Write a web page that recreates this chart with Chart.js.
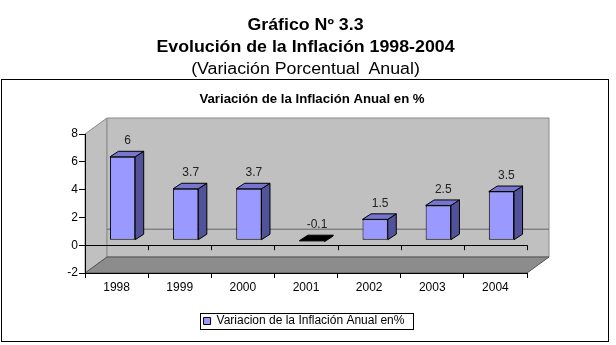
...
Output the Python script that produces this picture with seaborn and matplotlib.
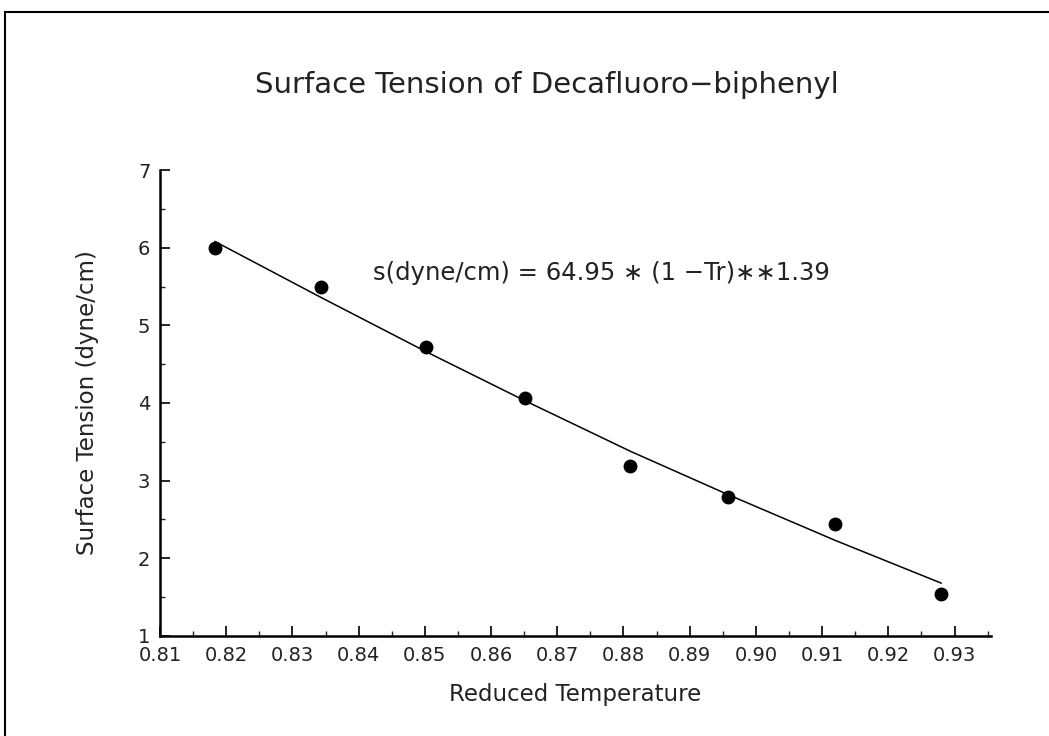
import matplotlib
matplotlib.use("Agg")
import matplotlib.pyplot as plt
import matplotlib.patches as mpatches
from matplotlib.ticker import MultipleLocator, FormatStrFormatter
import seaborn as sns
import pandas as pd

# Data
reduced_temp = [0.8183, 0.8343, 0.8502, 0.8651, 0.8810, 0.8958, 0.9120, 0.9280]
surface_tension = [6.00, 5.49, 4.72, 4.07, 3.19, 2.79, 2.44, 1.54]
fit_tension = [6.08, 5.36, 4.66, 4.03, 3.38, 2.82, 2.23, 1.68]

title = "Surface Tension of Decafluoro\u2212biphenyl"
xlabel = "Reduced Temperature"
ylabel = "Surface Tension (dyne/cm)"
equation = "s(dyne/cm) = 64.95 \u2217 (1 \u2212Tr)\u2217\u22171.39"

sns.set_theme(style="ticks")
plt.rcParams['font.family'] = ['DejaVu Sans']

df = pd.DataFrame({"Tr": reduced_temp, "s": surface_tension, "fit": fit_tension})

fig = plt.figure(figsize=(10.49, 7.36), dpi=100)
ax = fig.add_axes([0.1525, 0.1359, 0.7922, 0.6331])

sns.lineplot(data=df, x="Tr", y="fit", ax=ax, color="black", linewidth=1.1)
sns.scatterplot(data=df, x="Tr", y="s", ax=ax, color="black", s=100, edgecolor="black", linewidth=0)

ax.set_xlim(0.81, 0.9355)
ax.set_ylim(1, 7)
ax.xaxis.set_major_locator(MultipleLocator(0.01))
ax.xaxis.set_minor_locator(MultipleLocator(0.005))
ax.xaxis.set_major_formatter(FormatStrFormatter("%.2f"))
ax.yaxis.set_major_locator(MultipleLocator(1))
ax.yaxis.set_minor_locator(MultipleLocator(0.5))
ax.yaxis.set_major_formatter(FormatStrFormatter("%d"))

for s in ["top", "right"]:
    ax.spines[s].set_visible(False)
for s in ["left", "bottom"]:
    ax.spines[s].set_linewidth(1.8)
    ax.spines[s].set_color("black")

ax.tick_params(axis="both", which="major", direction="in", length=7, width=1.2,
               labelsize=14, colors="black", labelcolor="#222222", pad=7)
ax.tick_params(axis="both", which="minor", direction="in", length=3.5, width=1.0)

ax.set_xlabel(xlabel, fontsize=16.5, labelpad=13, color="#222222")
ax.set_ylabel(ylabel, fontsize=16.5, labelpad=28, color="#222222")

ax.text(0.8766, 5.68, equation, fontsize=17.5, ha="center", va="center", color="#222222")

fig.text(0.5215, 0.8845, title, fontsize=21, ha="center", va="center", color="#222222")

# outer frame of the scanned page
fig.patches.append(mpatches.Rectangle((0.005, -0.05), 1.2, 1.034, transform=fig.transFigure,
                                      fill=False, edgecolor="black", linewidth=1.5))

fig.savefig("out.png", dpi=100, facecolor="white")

Task directions: Of all the lines in the material above, how many contain the word "with"? Give only the count.

Output of the exercise: 2